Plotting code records
◇ ◇ ◇ ◇ ◇

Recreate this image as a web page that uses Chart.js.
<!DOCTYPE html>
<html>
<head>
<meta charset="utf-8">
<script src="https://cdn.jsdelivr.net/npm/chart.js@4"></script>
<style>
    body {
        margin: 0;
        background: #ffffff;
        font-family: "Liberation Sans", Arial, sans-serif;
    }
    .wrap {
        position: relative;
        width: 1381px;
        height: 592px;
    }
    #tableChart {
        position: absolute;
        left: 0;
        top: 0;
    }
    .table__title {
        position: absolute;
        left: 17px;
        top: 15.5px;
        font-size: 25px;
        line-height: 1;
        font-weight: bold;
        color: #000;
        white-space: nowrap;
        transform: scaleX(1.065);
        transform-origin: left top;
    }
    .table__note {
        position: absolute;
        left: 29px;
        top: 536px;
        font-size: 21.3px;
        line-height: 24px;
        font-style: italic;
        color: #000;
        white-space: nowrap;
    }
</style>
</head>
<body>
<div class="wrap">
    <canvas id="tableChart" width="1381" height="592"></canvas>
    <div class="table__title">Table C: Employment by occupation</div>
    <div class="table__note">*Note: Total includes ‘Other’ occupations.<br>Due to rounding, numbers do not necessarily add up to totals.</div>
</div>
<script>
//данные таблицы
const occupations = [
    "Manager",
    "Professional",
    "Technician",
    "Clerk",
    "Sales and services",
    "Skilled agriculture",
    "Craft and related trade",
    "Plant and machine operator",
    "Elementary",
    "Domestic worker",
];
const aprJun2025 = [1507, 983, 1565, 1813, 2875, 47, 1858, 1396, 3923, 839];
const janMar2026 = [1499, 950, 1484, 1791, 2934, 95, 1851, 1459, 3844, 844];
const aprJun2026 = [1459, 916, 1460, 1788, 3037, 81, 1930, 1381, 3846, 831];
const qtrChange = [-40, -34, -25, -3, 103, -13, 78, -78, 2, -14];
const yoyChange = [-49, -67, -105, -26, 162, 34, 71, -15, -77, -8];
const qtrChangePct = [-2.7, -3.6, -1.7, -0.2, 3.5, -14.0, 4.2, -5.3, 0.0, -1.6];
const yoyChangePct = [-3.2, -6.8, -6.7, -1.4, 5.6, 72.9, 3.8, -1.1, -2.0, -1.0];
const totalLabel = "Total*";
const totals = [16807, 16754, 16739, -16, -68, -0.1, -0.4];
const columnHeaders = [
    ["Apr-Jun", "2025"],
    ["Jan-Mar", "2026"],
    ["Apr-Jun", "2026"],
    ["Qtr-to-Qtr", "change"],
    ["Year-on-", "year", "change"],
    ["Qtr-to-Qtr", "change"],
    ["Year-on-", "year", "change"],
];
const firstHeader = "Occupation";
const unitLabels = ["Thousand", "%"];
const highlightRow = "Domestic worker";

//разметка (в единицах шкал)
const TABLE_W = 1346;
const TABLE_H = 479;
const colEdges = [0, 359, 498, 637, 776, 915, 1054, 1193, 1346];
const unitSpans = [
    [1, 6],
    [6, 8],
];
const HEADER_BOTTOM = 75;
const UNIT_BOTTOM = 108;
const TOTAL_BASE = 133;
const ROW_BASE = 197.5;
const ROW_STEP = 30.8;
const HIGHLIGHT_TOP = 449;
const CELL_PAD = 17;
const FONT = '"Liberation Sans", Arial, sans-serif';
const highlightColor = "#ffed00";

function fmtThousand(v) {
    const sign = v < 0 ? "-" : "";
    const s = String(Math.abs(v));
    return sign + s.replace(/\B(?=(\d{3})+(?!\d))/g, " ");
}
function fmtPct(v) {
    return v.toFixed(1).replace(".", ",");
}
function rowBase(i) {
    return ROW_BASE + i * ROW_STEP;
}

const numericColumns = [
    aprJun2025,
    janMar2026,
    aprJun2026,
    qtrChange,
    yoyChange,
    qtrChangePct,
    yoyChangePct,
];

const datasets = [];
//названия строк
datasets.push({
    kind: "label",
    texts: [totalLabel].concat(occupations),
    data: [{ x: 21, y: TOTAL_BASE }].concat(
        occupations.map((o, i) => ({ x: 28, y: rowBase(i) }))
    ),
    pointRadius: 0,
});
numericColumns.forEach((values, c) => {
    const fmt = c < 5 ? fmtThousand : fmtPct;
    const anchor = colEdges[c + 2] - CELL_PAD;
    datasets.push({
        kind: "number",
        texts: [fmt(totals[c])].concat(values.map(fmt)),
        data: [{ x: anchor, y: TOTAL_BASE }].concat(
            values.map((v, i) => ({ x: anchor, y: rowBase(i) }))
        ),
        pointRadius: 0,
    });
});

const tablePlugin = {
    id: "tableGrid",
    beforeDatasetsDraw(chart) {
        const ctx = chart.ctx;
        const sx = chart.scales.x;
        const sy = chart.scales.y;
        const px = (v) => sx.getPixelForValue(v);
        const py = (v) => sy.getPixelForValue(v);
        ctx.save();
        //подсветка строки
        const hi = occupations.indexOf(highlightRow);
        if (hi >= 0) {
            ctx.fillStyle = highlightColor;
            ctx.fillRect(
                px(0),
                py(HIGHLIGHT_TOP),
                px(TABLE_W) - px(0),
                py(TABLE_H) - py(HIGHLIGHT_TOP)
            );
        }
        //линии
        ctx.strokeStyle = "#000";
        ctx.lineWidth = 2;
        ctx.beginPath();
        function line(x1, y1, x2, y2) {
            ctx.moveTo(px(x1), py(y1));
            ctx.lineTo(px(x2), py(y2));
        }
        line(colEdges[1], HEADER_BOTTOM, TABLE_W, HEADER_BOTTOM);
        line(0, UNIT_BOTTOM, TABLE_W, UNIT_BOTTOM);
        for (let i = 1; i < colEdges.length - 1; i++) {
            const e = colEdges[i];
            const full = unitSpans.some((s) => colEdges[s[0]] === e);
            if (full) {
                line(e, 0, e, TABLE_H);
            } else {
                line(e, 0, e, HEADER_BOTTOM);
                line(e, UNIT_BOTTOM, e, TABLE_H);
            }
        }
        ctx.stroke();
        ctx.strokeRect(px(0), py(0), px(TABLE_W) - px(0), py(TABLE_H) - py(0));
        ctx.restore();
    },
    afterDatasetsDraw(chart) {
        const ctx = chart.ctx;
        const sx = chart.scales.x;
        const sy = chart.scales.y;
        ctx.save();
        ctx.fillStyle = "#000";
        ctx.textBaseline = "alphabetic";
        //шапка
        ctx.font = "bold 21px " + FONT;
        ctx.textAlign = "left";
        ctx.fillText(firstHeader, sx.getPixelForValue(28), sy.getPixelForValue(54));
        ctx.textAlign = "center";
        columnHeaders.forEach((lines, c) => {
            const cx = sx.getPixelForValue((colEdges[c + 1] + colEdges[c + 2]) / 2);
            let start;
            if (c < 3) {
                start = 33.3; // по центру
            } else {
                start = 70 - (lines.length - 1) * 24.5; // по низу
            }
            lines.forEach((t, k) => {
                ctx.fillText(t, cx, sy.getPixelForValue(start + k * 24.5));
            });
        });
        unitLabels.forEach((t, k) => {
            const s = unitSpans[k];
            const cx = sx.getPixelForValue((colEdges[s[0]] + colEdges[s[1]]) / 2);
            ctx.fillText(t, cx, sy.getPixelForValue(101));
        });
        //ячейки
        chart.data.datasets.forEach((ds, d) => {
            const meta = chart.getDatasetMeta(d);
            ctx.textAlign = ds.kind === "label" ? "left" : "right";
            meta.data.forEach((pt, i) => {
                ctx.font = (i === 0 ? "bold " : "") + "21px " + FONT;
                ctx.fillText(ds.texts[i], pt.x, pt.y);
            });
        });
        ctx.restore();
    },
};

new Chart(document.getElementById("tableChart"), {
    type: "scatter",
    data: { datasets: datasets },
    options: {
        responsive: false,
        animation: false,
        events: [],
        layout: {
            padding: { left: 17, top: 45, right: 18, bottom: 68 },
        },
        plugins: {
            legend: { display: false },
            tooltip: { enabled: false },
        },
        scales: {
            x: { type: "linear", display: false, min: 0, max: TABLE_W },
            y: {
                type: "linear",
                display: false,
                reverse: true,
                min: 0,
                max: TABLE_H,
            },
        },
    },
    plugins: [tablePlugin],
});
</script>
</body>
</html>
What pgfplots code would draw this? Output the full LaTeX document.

◇ ◇ ◇ ◇ ◇

▸ AIM
From the records above, how many lines include the word "document"? Only the number is wanted.

▸ ANSWER TO THE TASK
2